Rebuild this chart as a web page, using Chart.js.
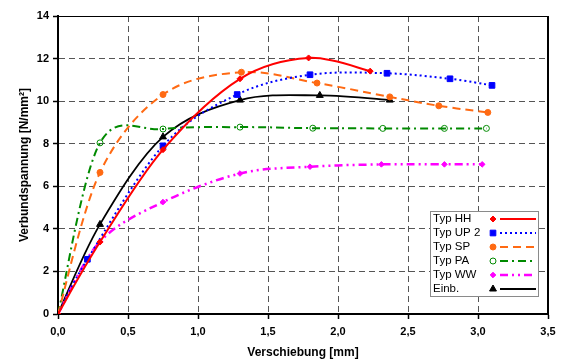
<!DOCTYPE html>
<html>
<head>
<meta charset="utf-8">
<script src="https://cdn.jsdelivr.net/npm/chart.js@4/dist/chart.umd.min.js"></script>
<style>
  html, body { margin: 0; padding: 0; background: #fff; }
  #chart { display: block; }
</style>
</head>
<body>
<canvas id="chart" width="562" height="361"></canvas>
<script>
// Values (Verschiebung in mm, Verbundspannung in N/mm²)
const hhX = [0, 0.30, 0.75, 1.30, 1.79, 2.23];
const hhY = [0, 3.38, 7.72, 11.05, 12.03, 11.41];

const upX = [0, 0.21, 0.75, 1.28, 1.80, 2.35, 2.80, 3.10];
const upY = [0, 2.57, 7.90, 10.31, 11.24, 11.31, 11.05, 10.74];

const spX = [0, 0.30, 0.75, 1.31, 1.85, 2.37, 2.72, 3.07];
const spY = [0, 6.65, 10.31, 11.36, 10.85, 10.20, 9.78, 9.47];

const paX = [0, 0.30, 0.75, 1.30, 1.82, 2.32, 2.76, 3.06];
const paY = [0, 8.04, 8.69, 8.78, 8.73, 8.72, 8.72, 8.72];

const wwX = [0, 0.30, 0.75, 1.30, 1.80, 2.31, 2.76, 3.03];
const wwY = [0, 3.40, 5.26, 6.60, 6.92, 7.03, 7.03, 7.03];

const einX = [0, 0.30, 0.75, 1.30, 1.87, 2.37];
const einY = [0, 4.21, 8.32, 10.05, 10.27, 10.05];

const seriesNames = ["Typ HH", "Typ UP 2", "Typ SP", "Typ PA", "Typ WW", "Einb."];

const FONT = "'Liberation Sans', Arial, sans-serif";

function toPoints(xs, ys) {
  return xs.map((x, i) => ({ x: x, y: ys[i] }));
}

// hide the marker at the origin for all but the top series
function radii(n, r, showFirst) {
  return Array.from({ length: n }, (_, i) => (i === 0 && !showFirst ? 0 : r));
}

const styles = [
  { color: "#ff0000", dash: [], width: 2, point: "rectRot", r: 3, fill: "#ff0000" },
  { color: "#0000ff", dash: [2, 3], width: 2, point: "rect", r: 4, fill: "#0000ff" },
  { color: "#ff6a13", dash: [8, 5], width: 2, point: "circle", r: 3, fill: "#ff6a13" },
  { color: "#008a00", dash: [8, 4, 2, 4], width: 2, point: "circle", r: 3, fill: "rgba(255,255,255,0)" },
  { color: "#ff00ff", dash: [8, 4, 2, 4, 2, 4], width: 2.5, point: "rectRot", r: 2.8, fill: "#ff00ff" },
  { color: "#000000", dash: [], width: 1.8, point: "triangle", r: 4, fill: "#000000" },
];

const allX = [hhX, upX, spX, paX, wwX, einX];
const allY = [hhY, upY, spY, paY, wwY, einY];

const datasets = seriesNames.map((name, k) => {
  const s = styles[k];
  return {
    label: name,
    data: toPoints(allX[k], allY[k]),
    borderColor: s.color,
    borderWidth: s.width,
    borderDash: s.dash,
    backgroundColor: s.fill,
    pointStyle: s.point,
    pointRadius: radii(allX[k].length, s.r, k === 0),
    pointBorderColor: s.color,
    pointBackgroundColor: s.fill,
    pointBorderWidth: 1,
    tension: 0.4,
    fill: false,
  };
});

// Excel-style smoothing: uniform Catmull-Rom control points (1/6 of neighbour span)
const excelSmooth = {
  id: "excelSmooth",
  beforeDatasetDraw(chart, args) {
    const meta = args.meta;
    meta.dataset.updateControlPoints(chart.chartArea, meta.iScale.axis);
    const pts = meta.data;
    const n = pts.length;
    for (let i = 0; i < n; i++) {
      const p = pts[i];
      const prev = pts[Math.max(i - 1, 0)];
      const next = pts[Math.min(i + 1, n - 1)];
      const dx = (next.x - prev.x) / 6;
      const dy = (next.y - prev.y) / 6;
      p.cp1x = p.x - dx;
      p.cp1y = p.y - dy;
      p.cp2x = p.x + dx;
      p.cp2y = p.y + dy;
    }
  },
};

// Frame on top/right and the boxed legend in the lower right
const framePlugin = {
  id: "frame",
  afterDraw(chart) {
    const ctx = chart.ctx;
    const a = chart.chartArea;
    ctx.save();
    ctx.strokeStyle = "#000";
    ctx.lineWidth = 1;
    ctx.beginPath();
    ctx.moveTo(a.left, a.top + 0.5);
    ctx.lineTo(a.right, a.top + 0.5);
    ctx.stroke();
    ctx.lineWidth = 2;
    ctx.beginPath();
    ctx.moveTo(a.right, a.top);
    ctx.lineTo(a.right, a.bottom);
    ctx.stroke();

    // legend box
    const bx = 430.5, by = 211.5, bw = 108, bh = 85;
    ctx.fillStyle = "#fff";
    ctx.fillRect(bx, by, bw, bh);
    ctx.strokeStyle = "#8a8a8a";
    ctx.lineWidth = 1;
    ctx.strokeRect(bx, by, bw, bh);

    ctx.font = "11.5px " + FONT;
    ctx.textBaseline = "middle";
    seriesNames.forEach((name, k) => {
      const s = styles[k];
      const y = 219 + k * 14;
      ctx.fillStyle = "#000";
      ctx.setLineDash([]);
      ctx.fillText(name, 433, y);
      // marker
      ctx.fillStyle = s.fill;
      ctx.strokeStyle = s.color;
      ctx.lineWidth = 1;
      Chart.helpers.drawPoint(ctx, { pointStyle: s.point, radius: s.r, rotation: 0, borderWidth: 1 }, 493, y);
      // line sample
      ctx.beginPath();
      ctx.strokeStyle = s.color;
      ctx.lineWidth = s.width;
      ctx.setLineDash(s.dash);
      ctx.moveTo(500, y);
      ctx.lineTo(536, y);
      ctx.stroke();
    });
    ctx.restore();
  },
};

new Chart(document.getElementById("chart").getContext("2d"), {
  type: "line",
  data: { datasets: datasets },
  options: {
    responsive: false,
    animation: false,
    layout: { padding: { top: 16, right: 14, left: 0, bottom: 0 } },
    plugins: {
      legend: { display: false },
      tooltip: { enabled: false },
    },
    scales: {
      x: {
        type: "linear",
        min: 0,
        max: 3.5,
        afterFit(axis) { axis.height = 47; },
        ticks: {
          stepSize: 0.5,
          color: "#000",
          padding: 6,
          font: { family: FONT, size: 11, weight: "bold" },
          callback: (v) => v.toFixed(1).replace(".", ","),
        },
        grid: { color: "#555", lineWidth: 1, tickColor: "#000", tickLength: 5, tickWidth: 1.5 },
        border: { color: "#000", width: 2, dash: [6, 4] },
        title: {
          display: true,
          text: "Verschiebung [mm]",
          color: "#000",
          font: { family: FONT, size: 12, weight: "bold" },
          padding: { top: 0, bottom: 1 },
        },
      },
      y: {
        min: 0,
        max: 14,
        afterFit(axis) { axis.width = 58; },
        ticks: {
          stepSize: 2,
          color: "#000",
          padding: 4,
          font: { family: FONT, size: 11, weight: "bold" },
        },
        grid: { color: "#555", lineWidth: 1, tickColor: "#000", tickLength: 5, tickWidth: 1.5 },
        border: { color: "#000", width: 2, dash: [6, 4] },
        title: {
          display: true,
          text: "Verbundspannung [N/mm²]",
          color: "#000",
          font: { family: FONT, size: 12, weight: "bold" },
          padding: { top: 17, bottom: 0 },
        },
      },
    },
  },
  plugins: [excelSmooth, framePlugin],
});
</script>
</body>
</html>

**Exercise objective**: Copy nothing but the lines from the top of the data down to the line containing "const wwY = [0, 3.40, 5.26, 6.60, 6.92, 7.03, 7.03, 7.03];", and leave the pictures out.

**Written response**:
Rebuild this chart as a web page, using Chart.js.
<!DOCTYPE html>
<html>
<head>
<meta charset="utf-8">
<script src="https://cdn.jsdelivr.net/npm/chart.js@4/dist/chart.umd.min.js"></script>
<style>
  html, body { margin: 0; padding: 0; background: #fff; }
  #chart { display: block; }
</style>
</head>
<body>
<canvas id="chart" width="562" height="361"></canvas>
<script>
// Values (Verschiebung in mm, Verbundspannung in N/mm²)
const hhX = [0, 0.30, 0.75, 1.30, 1.79, 2.23];
const hhY = [0, 3.38, 7.72, 11.05, 12.03, 11.41];

const upX = [0, 0.21, 0.75, 1.28, 1.80, 2.35, 2.80, 3.10];
const upY = [0, 2.57, 7.90, 10.31, 11.24, 11.31, 11.05, 10.74];

const spX = [0, 0.30, 0.75, 1.31, 1.85, 2.37, 2.72, 3.07];
const spY = [0, 6.65, 10.31, 11.36, 10.85, 10.20, 9.78, 9.47];

const paX = [0, 0.30, 0.75, 1.30, 1.82, 2.32, 2.76, 3.06];
const paY = [0, 8.04, 8.69, 8.78, 8.73, 8.72, 8.72, 8.72];

const wwX = [0, 0.30, 0.75, 1.30, 1.80, 2.31, 2.76, 3.03];
const wwY = [0, 3.40, 5.26, 6.60, 6.92, 7.03, 7.03, 7.03];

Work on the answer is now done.